大阪IR、政府認定 日本初のカジノ施設、29年秋冬の開業目指す

夢洲全景=大阪市港湾局提供
夢洲全景=大阪市港湾局提供

 カジノを含む統合型リゾート(IR)について政府は、大阪府と大阪市が申請した整備計画を認定した。全国で初めての認定で今後は、施設整備に向けた手続きなどが本格化する。最短シナリオでは2029年秋~冬にも国内初のIRが大阪で開業する見通しだ。今回の統一地方選で、大阪府知事・大阪市長のダブル選と府議選、市議選の「4重選」で大阪維新の会が完勝したことも追い風になった格好だ。計画によると、年間約2000万人の来訪者を見込む。初期投資額は約1兆800億円で、日本最大規模の国際会議場の整備方針や、2025年の大阪・関西万博以後の関西経済のけん引役としての効果を政府は評価した。
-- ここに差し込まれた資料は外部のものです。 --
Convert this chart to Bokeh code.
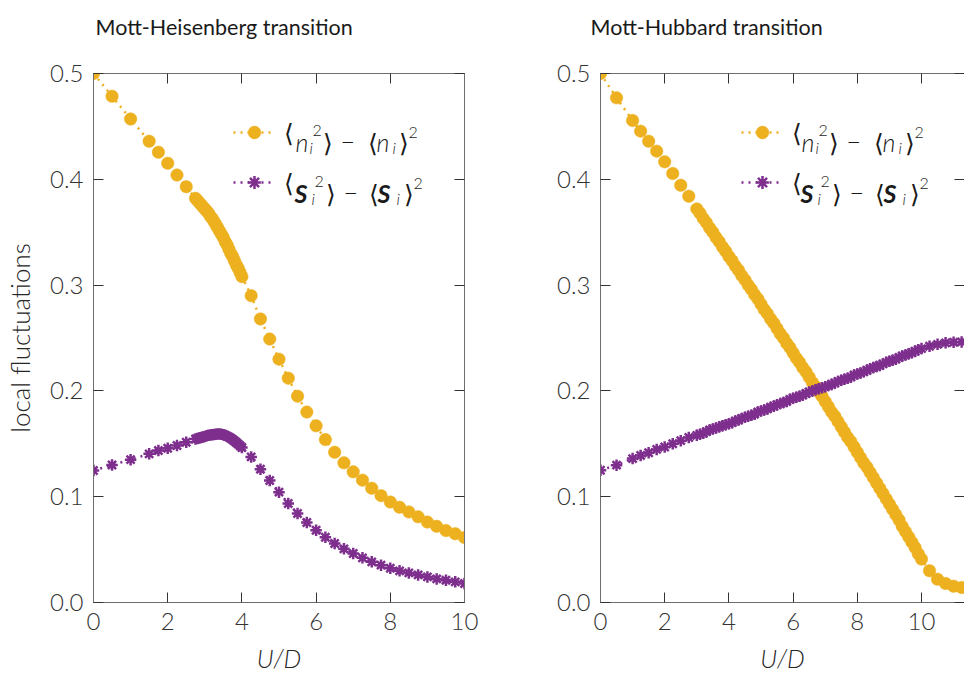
import numpy as np
from bokeh.plotting import figure
from bokeh.models import (Range1d, LinearAxis, FixedTicker, PrintfTickFormatter,
                          Label, Legend, LegendItem, CustomLabelingPolicy)
from bokeh.layouts import row
from bokeh.core.properties import value
from bokeh.embed import file_html
from bokeh.resources import INLINE

GOLD = "#EDB120"
PURPLE = "#7E2F8E"
FONT = "Lato Light, Lato, sans-serif"
FONT_B = "Lato, sans-serif"
TXT = "#262626"

# ---------------- Mott-Heisenberg transition ----------------
mh_u_lo = [0.0, 0.5, 1.0, 1.5, 1.75, 2.0, 2.25, 2.5]
mh_n_lo = [0.500, 0.4785, 0.457, 0.436, 0.4256, 0.4152, 0.404, 0.393]
mh_s_lo = [0.1247, 0.130, 0.135, 0.1405, 0.1436, 0.1458, 0.1484, 0.1515]

mh_u_mid = np.round(np.arange(2.75, 4.0001, 0.05), 2)
mh_n_mid = [0.382, 0.380, 0.378, 0.376, 0.374, 0.372, 0.370, 0.368, 0.365,
            0.363, 0.360, 0.357, 0.354, 0.351, 0.348, 0.345, 0.341, 0.338,
            0.334, 0.330, 0.327, 0.323, 0.319, 0.316, 0.312, 0.308]
mh_s_mid = [0.1545, 0.1550, 0.1555, 0.1560, 0.1565, 0.1570, 0.1575, 0.1580,
            0.1583, 0.1586, 0.1589, 0.1591, 0.1592, 0.1592, 0.1590, 0.1586,
            0.1580, 0.1572, 0.1563, 0.1553, 0.1541, 0.1527, 0.1512, 0.1497,
            0.1481, 0.1465]

mh_u_hi = np.round(np.arange(4.25, 10.0001, 0.25), 2)
mh_n_hi = [0.290, 0.268, 0.249, 0.230, 0.212, 0.195, 0.180, 0.167, 0.154,
           0.142, 0.132, 0.1235, 0.1156, 0.108, 0.101, 0.095, 0.090, 0.0856,
           0.081, 0.076, 0.072, 0.068, 0.065, 0.0614]
mh_s_hi = [0.1376, 0.126, 0.1153, 0.1043, 0.0936, 0.0841, 0.0756, 0.0683,
           0.0617, 0.0558, 0.0507, 0.0463, 0.0422, 0.0384, 0.0353, 0.0324,
           0.0299, 0.028, 0.0261, 0.0242, 0.0223, 0.0211, 0.0195, 0.018]

# ---------------- Mott-Hubbard transition ----------------
hb_u_lo = [0.0, 0.5, 1.0, 1.25, 1.5, 1.75, 2.0, 2.25, 2.5, 2.75]
hb_n_lo = [0.500, 0.477, 0.4556, 0.4455, 0.436, 0.4266, 0.4165, 0.4055, 0.3944, 0.384]
hb_s_lo = [0.125, 0.1298, 0.136, 0.139, 0.1415, 0.1447, 0.147, 0.150, 0.153, 0.156]

hb_u_mid = np.round(np.arange(3.0, 10.0001, 0.1), 2)
hb_n_mid = [0.372, 0.368, 0.363, 0.359, 0.354, 0.350, 0.345, 0.341, 0.336, 0.332,
            0.327, 0.323, 0.318, 0.314, 0.309, 0.305, 0.300, 0.296, 0.291, 0.287,
            0.282, 0.277, 0.273, 0.268, 0.264, 0.259, 0.254, 0.250, 0.245, 0.241,
            0.236, 0.231, 0.227, 0.222, 0.218, 0.213, 0.208, 0.204, 0.199, 0.195,
            0.190, 0.185, 0.180, 0.176, 0.171, 0.166, 0.161, 0.156, 0.152, 0.147,
            0.142, 0.137, 0.132, 0.128, 0.123, 0.118, 0.113, 0.108, 0.103, 0.098,
            0.093, 0.088, 0.083, 0.078, 0.072, 0.067, 0.062, 0.057, 0.052, 0.046,
            0.041]
hb_s_mid = [0.158, 0.159, 0.160, 0.1615, 0.163, 0.164, 0.165, 0.166, 0.167, 0.168,
            0.169, 0.170, 0.1715, 0.1725, 0.174, 0.175, 0.176, 0.177, 0.178, 0.180,
            0.181, 0.182, 0.183, 0.1845, 0.1855, 0.187, 0.188, 0.189, 0.190, 0.192,
            0.193, 0.194, 0.195, 0.196, 0.1975, 0.199, 0.200, 0.201, 0.202, 0.203,
            0.204, 0.205, 0.206, 0.2075, 0.209, 0.210, 0.211, 0.212, 0.213, 0.215,
            0.216, 0.217, 0.218, 0.2195, 0.221, 0.222, 0.223, 0.224, 0.2255, 0.227,
            0.228, 0.229, 0.230, 0.2315, 0.233, 0.234, 0.235, 0.236, 0.2375, 0.239,
            0.240]

hb_u_hi = [10.25, 10.5, 10.75, 11.0, 11.25, 11.5]
hb_n_hi = [0.030, 0.022, 0.018, 0.0154, 0.0142, 0.0135]
hb_s_hi = [0.2422, 0.244, 0.2454, 0.246, 0.2463, 0.2465]

x_ticks = [0, 2, 4, 6, 8, 10]
y_ticks = [0.0, 0.1, 0.2, 0.3, 0.4, 0.5]

PX_PER_U_LEFT = 37.1
PX_PER_U_RIGHT = 32.1

# mirror axes (top / right) carry ticks only
NO_LABELS = "const all = [...indices]; for (const i of all) { indices.unset(i) } return indices"


def style_axis(ax, show_labels=True, show_line=True):
    ax.axis_line_color = "#6e6e6e" if show_line else None
    ax.axis_line_width = 1
    ax.major_tick_line_color = "#333333"
    ax.major_tick_in = 10
    ax.major_tick_out = 0
    ax.minor_tick_line_color = None
    ax.major_label_text_font = FONT
    ax.major_label_text_color = "#333333"
    if show_labels:
        ax.major_label_text_font_size = "24px"
        ax.major_label_standoff = 10
    else:
        ax.major_label_text_font_size = "0px"
        ax.major_label_standoff = 0
        ax.major_label_policy = CustomLabelingPolicy(code=NO_LABELS)


def make_panel(frame_w, x_end, border_left, border_right, u, n, s, title, title_off,
               legend_x, text_x, ylabel):
    p = figure(frame_width=frame_w, frame_height=529,
               x_range=Range1d(0, x_end), y_range=Range1d(0, 0.5),
               min_border_left=border_left, min_border_right=border_right,
               min_border_top=73, min_border_bottom=72,
               output_backend="svg", toolbar_location=None, tools="",
               background_fill_color="white", border_fill_color="white")
    p.outline_line_color = None
    p.xgrid.grid_line_color = None
    p.ygrid.grid_line_color = None

    # heading: an empty second line keeps the visible line high above the frame
    p.title.text = title + "\n"
    p.title.align = "left"
    p.title.offset = title_off
    p.title.text_font = FONT_B
    p.title.text_font_style = "normal"
    p.title.text_font_size = "21.5px"
    p.title.text_color = "#1a1a1a"
    p.title.standoff = 15

    xb = p.xaxis[0]
    xb.ticker = FixedTicker(ticks=x_ticks)
    style_axis(xb)
    xb.axis_label = "U/D"
    xb.axis_label_text_font = FONT
    xb.axis_label_text_font_style = "italic"
    xb.axis_label_text_font_size = "25px"
    xb.axis_label_text_color = TXT
    xb.axis_label_standoff = 10

    yl = p.yaxis[0]
    yl.ticker = FixedTicker(ticks=y_ticks)
    yl.formatter = PrintfTickFormatter(format="%.1f")
    style_axis(yl)
    if ylabel:
        yl.axis_label = ylabel
        yl.axis_label_text_font = FONT
        yl.axis_label_text_font_style = "normal"
        yl.axis_label_text_font_size = "26px"
        yl.axis_label_text_color = TXT
        yl.axis_label_standoff = 11

    top = LinearAxis(ticker=FixedTicker(ticks=x_ticks))
    style_axis(top, show_labels=False)
    p.add_layout(top, "above")
    right = LinearAxis(ticker=FixedTicker(ticks=y_ticks))
    style_axis(right, show_labels=False, show_line=(x_end <= 10.01))
    p.add_layout(right, "right")

    ln = p.line(u, n, line_color=GOLD, line_width=2.5, line_dash="2 5")
    sn = p.scatter(u, n, marker="circle", size=12.5, fill_color=GOLD,
                   line_color=GOLD, line_width=0.5)
    ls = p.line(u, s, line_color=PURPLE, line_width=2.5, line_dash="2 5")
    ss = p.scatter(u, s, marker="asterisk", size=11.5, line_color=PURPLE,
                   line_width=2.5)

    # the opening bracket of each entry is the legend's own label
    leg = Legend(items=[LegendItem(label=value("⟨"), renderers=[ln, sn]),
                        LegendItem(label=value("⟨"), renderers=[ls, ss])],
                 location=(legend_x, 404), orientation="vertical",
                 padding=0, margin=0, spacing=18,
                 glyph_width=42, glyph_height=32, label_height=32,
                 label_width=0, label_standoff=9,
                 background_fill_alpha=0, border_line_alpha=0,
                 label_text_font=FONT, label_text_font_size="25px",
                 label_text_color="#1a1a1a")
    p.add_layout(leg)

    # rest of each legend entry, with super/subscripts
    rows = [
        (0.435, [("n", 10, 0, 25, "italic", FONT),
                 ("2", 27, 12, 16, "normal", FONT), ("i", 24, -5, 16, "italic", FONT),
                 ("⟩", 37, 0, 25, "normal", FONT), ("−", 55, 0, 25, "normal", FONT),
                 ("⟨", 82, 0, 25, "normal", FONT), ("n", 91, 0, 25, "italic", FONT),
                 ("i", 107, -5, 16, "italic", FONT), ("⟩", 113, 0, 25, "normal", FONT),
                 ("2", 123, 10, 16, "normal", FONT)]),
        (0.387, [("S", 9, 0, 25, "bold italic", FONT_B),
                 ("2", 29, 12, 16, "normal", FONT), ("i", 26, -5, 16, "italic", FONT),
                 ("⟩", 40, 0, 25, "normal", FONT), ("−", 58, 0, 25, "normal", FONT),
                 ("⟨", 83, 0, 25, "normal", FONT), ("S", 92, 0, 25, "bold italic", FONT_B),
                 ("i", 111, -5, 16, "italic", FONT), ("⟩", 118, 0, 25, "normal", FONT),
                 ("2", 128, 10, 16, "normal", FONT)]),
    ]
    for yb, pieces in rows:
        for txt, dx, dy, fs, style, fnt in pieces:
            p.add_layout(Label(x=text_x, y=yb, x_offset=dx, y_offset=dy, text=txt,
                               text_font=fnt, text_font_size=f"{fs}px",
                               text_font_style=style, text_color="#1a1a1a",
                               text_baseline="alphabetic", text_align="left"))
    return p


mh_u = list(mh_u_lo) + list(mh_u_mid) + list(mh_u_hi)
mh_n = mh_n_lo + mh_n_mid + mh_n_hi
mh_s = mh_s_lo + mh_s_mid + mh_s_hi

hb_u = list(hb_u_lo) + list(hb_u_mid) + list(hb_u_hi)
hb_n = hb_n_lo + hb_n_mid + hb_n_hi
hb_s = hb_s_lo + hb_s_mid + hb_s_hi

p1 = make_panel(371, 10.0, 93, 36, mh_u, mh_n, mh_s,
                "Mott-Heisenberg transition", 2,
                140, 192 / PX_PER_U_LEFT, "local fluctuations")
p2 = make_panel(364, 364 / PX_PER_U_RIGHT, 100, 0, hb_u, hb_n, hb_s,
                "Mott-Hubbard transition", -10,
                141, 191 / PX_PER_U_RIGHT, None)

layout = row(p1, p2)
open("out.html", "w").write(file_html(layout, INLINE))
一方で建設予定地である人工島「夢洲」で液状化のリスクや土壌汚染が判明し、府市の対応が急がれる。

夢洲 液状化リスクや土壌汚染が判明

 大阪の整備計画は2029年の開業をめざしている。大阪湾の人工島「夢洲(ゆめしま)」にカジノ施設や国際会議場などをつくり、年間の来訪者数は約2000万人を見込む。同地へは大阪メトロ中央線が延伸され、「夢洲駅(仮称)」が新設の予定だ。費用は初期投資でUSJの7倍の約1兆800億円を見込む。計画が認定されたことで、カジノ免許付与などの手続きが進めば、日本で初めてのカジノ施設となる。

大阪府と市が大阪湾の人工島・夢洲で計画するカジノを含む統合型リゾート(IR)のイメージ図=MGM提供
大阪府と市が大阪湾の人工島・夢洲で計画するカジノを含む統合型リゾート(IR)のイメージ図=MGM提供

初期投資で約1兆800億円、関西経済への波及効果期待も

次々に撤退

 IR実施法では、認定地域の上限を3カ所と規定。ただ、政府が21年10月~22年4月に申請を受け付けたところ、横浜市や和歌山県でも計画はあったが、反対運動が起こりいずれも撤回された。実際、計画が提出されたのは、大阪と長崎の2カ所にとどまった。大阪と同時期に申請していた長崎県は佐世保市のテーマパーク「ハウステンボス」の敷地内に誘致する計画を出していたが、認定は継続審査となった。

雇用促進

 大阪IRの事業者は大阪IRという民間企業で主要株主のオリックスとラスベガスの米MGMリゾーツ・インターナショナル日本法人が40%ずつ出資。残りの20%を関西電力やパナソニック、JR西日本、近鉄グループ、JTBなど20社が出資している。同企業連合や大阪府市が政府に提出したIRの整備計画によると、建設関連などの初期投資額は約1兆800億円にのぼり、開業後の年間売上高も約5200億円、近畿圏での経済波及効果は年間1兆1400億円、雇用は1万5000人が見込まれ、巨額投資は関西経済の押し上げにつながる。

「課題に正面から 向き合い確実に」

 一方で人工島「夢洲」で液状化のリスクや土壌汚染が判明し、その対応が急がれる。と同時にギャンブル依存症のリスクも指摘されている。この依存症にはまった日本人で最も有名なのは、まだ記憶に残る大王製紙の創業家出身の元会長の井川意高氏。井川氏は自身の著書で「カジノで106億8000万円を溶かした」と述べている。

 今回の大阪での統一地方選でカジノを含む統合型リゾート(IR)の推進の是非を争点にあげた維新が圧勝した。有権者は「維新政治の継続」を選択したが、IR誘致の共同通信の出口調査では賛成(52%)、反対(45%)と拮抗している。

 吉村洋文知事(大阪維新の会代表)は選挙結果について、「IRを進めていくことについては一定の民意を得られたと思っている。ただ反対の声があるのも、ギャンブル依存症対策などの課題を懸念する声があるのも事実。反対派の声も聞きながら、課題に正面から向き合い、着実に進めていきたい」とした。